Criticism of Cambodia’s handling of asylum seekers also puts a recent Australian deal back in the spotlight.
There are no shortage of government critics in Cambodia. But what has made it perhaps the best place to live on mainland Southeast Asia, particularly for foreigners, has been largely driven by Prime Minister Hun Sen’s understandable desire for respect at the international level.
Those attitudes have helped to underpin a free press, secure three convictions at the Khmer Rouge Tribunal, and gain Cambodia acceptance at a level undreamed of a decade ago, despite the country’s well-documented flaws.
The Rockefeller Foundation has asked Phnom Penh to join its 100 Resilient Cities network alongside Sydney, London, Montreal and Singapore. Its point is to form a growing network of urban centers around the world that are ready to respond to the social, economic and physical shocks and stresses that are a part and parcel of 21st century living.
“Members of the 100 Resilient Cities network are leading the world in showing that not only is it possible to build urban resilience in every kind of city, but it’s an imperative,” Judith Rodin, President of The Rockefeller Foundation, said earlier this week.
It’s a growing list that will add some cache to a country whose reputation had been dragged out and thoroughly beaten by journalists, politicians, and human rights workers – it’s becoming harder to tell them apart – over its deal with Australia to accept recognized refugees who volunteer to come here.
Amid the scorn heaped on Cambodia were constant, and justified, references to the forced repatriation of Montagnards – also known as Degar – who sought political asylum here after fleeing Vietnam where their persecution has also been well documented, more than a decade ago.
In particular, was the confiscation of their traditional lands which were turned into coffee plantations. But they also face religious intolerance for the practice of a syncretic form of Christianity based around Protestantism.
Their plight is again in the headlines with reports that at least 13 Montagnards had crossed over into what’s left of Cambodia’s northeast jungles in search of safety, with Hanoi apparently determined to get them back – again.
Cambodia is one of only two countries in Southeast Asia that is a signatory to the UN refugee conventions and its international obligations dictate that these people have their cases heard before the proper authorities and that they be treated appropriately.
Vietnam’s attitude to the plight of its own minorities is perverse given its appointment to the UN Human Rights Council just over a year ago. The three-year appointment alongside China and Russia was widely condemned as inappropriate amid warnings it would undermine the credibility of the council.
And the UN High Commission for Refugees (UNHCR) has warned against forced repatriation.

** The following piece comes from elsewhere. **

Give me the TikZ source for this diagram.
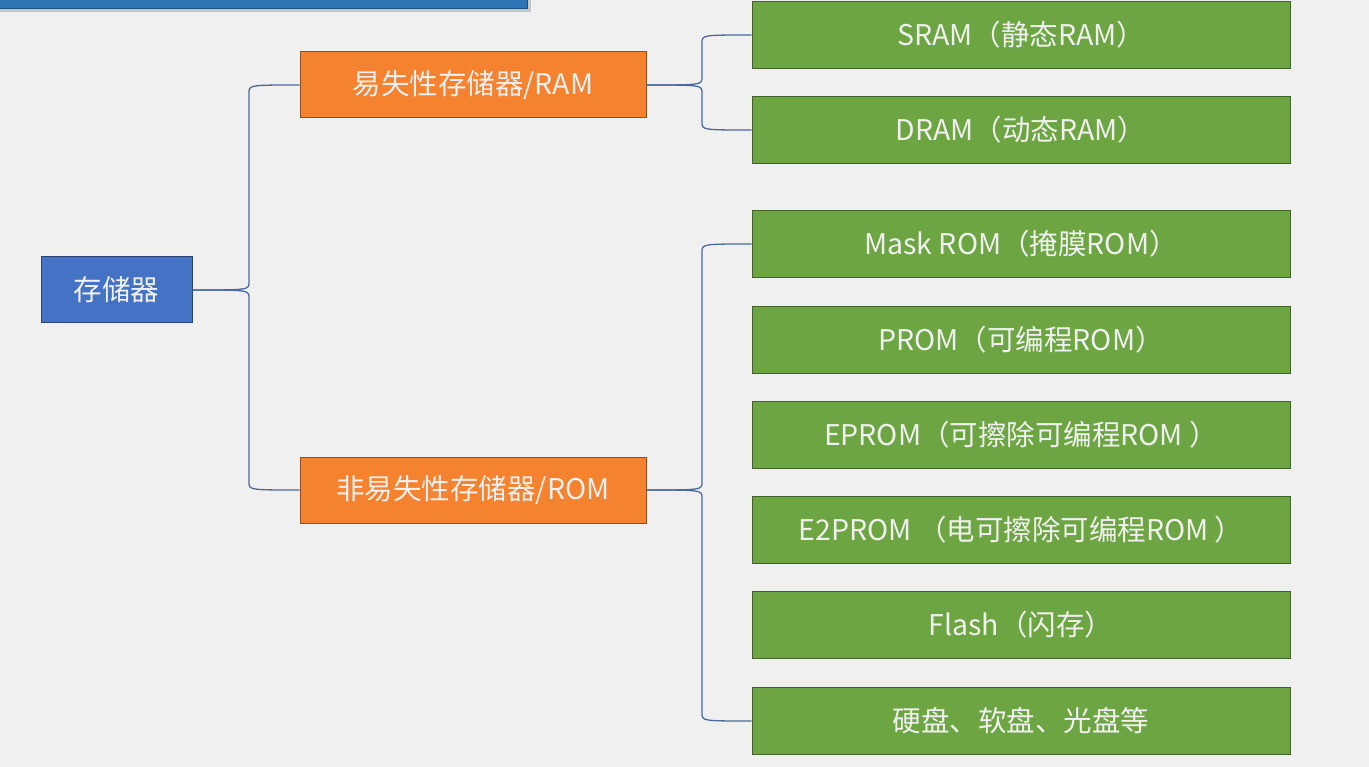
\documentclass[tikz,border=0pt]{standalone}
\usepackage{fontspec}
\setmainfont{Noto Sans CJK SC}
\usetikzlibrary{calc}

\definecolor{bgcol}{HTML}{F0F0F0}
\definecolor{barcol}{HTML}{2E75B6}
\definecolor{rootcol}{HTML}{4472C4}
\definecolor{ramcol}{HTML}{F4822E}
\definecolor{leafcol}{HTML}{6DA543}
\definecolor{linkcol}{HTML}{4A6A9E}

% parent, child, trunk coordinate, bend offset
\newcommand{\bracelink}[4]{%
\draw[link] (#1.east) .. controls (#1.east -| #3) .. ($(#1.east -| #3)+(0,#4)$)
  -- ($(#2.west -| #3)-(0,#4)$) .. controls (#2.west -| #3) .. (#2.west);}

\begin{document}
\begin{tikzpicture}[x=1pt,y=-1pt,
  rootbox/.style={fill=rootcol,draw=rootcol!60!black,line width=1pt,
    minimum width=151pt,minimum height=66pt,inner sep=0pt,text=white!94!black,
    font=\fontsize{28.5}{32}\selectfont},
  midbox/.style={rootbox,fill=ramcol,draw=ramcol!60!black,minimum width=346pt},
  leafbox/.style={rootbox,fill=leafcol,draw=leafcol!60!black,minimum width=538pt,
    minimum height=67pt},
  link/.style={draw=linkcol,line width=1.3pt}]
\useasboundingbox[fill=bgcol] (0,0) rectangle (1369,767);

% title bar (cut off at the top)
\fill[gray!45] (0,-5) rectangle (531,12);
\fill[barcol,draw=barcol!70!black] (-1,-5) rectangle (527,8);

\node[rootbox] (mem) at (116.5,290) {存储器};

\node[midbox] (ram) at (473,85) {易失性存储器/RAM};
\node[midbox] (rom) at (473,490) {非易失性存储器/ROM};

\node[leafbox] (sram)  at (1021,35)  {SRAM（静态RAM）};
\node[leafbox] (dram)  at (1021,130) {DRAM（动态RAM）};
\node[leafbox] (mask)  at (1021,244) {Mask ROM（掩膜ROM）};
\node[leafbox] (prom)  at (1021,340) {PROM（可编程ROM）};
\node[leafbox] (eprom) at (1021,435) {EPROM（可擦除可编程ROM ）};
\node[leafbox] (eeprom) at (1021,530) {E2PROM （电可擦除可编程ROM ）};
\node[leafbox] (flash) at (1021,625) {Flash（闪存）};
\node[leafbox] (disk)  at (1021,721) {硬盘、软盘、光盘等};

\coordinate (t1) at (249,0);
\coordinate (t2) at (702,0);

\bracelink{mem}{ram}{t1}{-8}
\bracelink{mem}{rom}{t1}{8}
\bracelink{ram}{sram}{t2}{-8}
\bracelink{ram}{dram}{t2}{8}
\bracelink{rom}{mask}{t2}{-8}
\bracelink{rom}{disk}{t2}{8}
\end{tikzpicture}
\end{document}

“The involuntary return of the individuals to Vietnam would represent a violation of international legal obligations which the government of the Kingdom of Cambodia has freely entered into,” UNHCR spokesperson Babar Baloch said. “The group had indicated that they wish to seek asylum in Cambodia.”
Cambodia again has a chance to prove its international credentials and Hun Sen has an opportunity to answer his critics like Kok Ksor – the U.S.-based head of the Degar Foundation – who claims the prime minister is controlled by Hanoi.
At least one Montagnard says he fled after being threatened with arrest because he supported the Degar Foundation.
A repeat of what happened more than a decade ago when hundreds of Montagnards were forced back will only sour Cambodia’s reputation further in the eyes of the international community and make its highly controversial deal with Australia even less palatable. And that is something that neither Hun Sen nor Australian Prime Minister Tony Abbott can afford.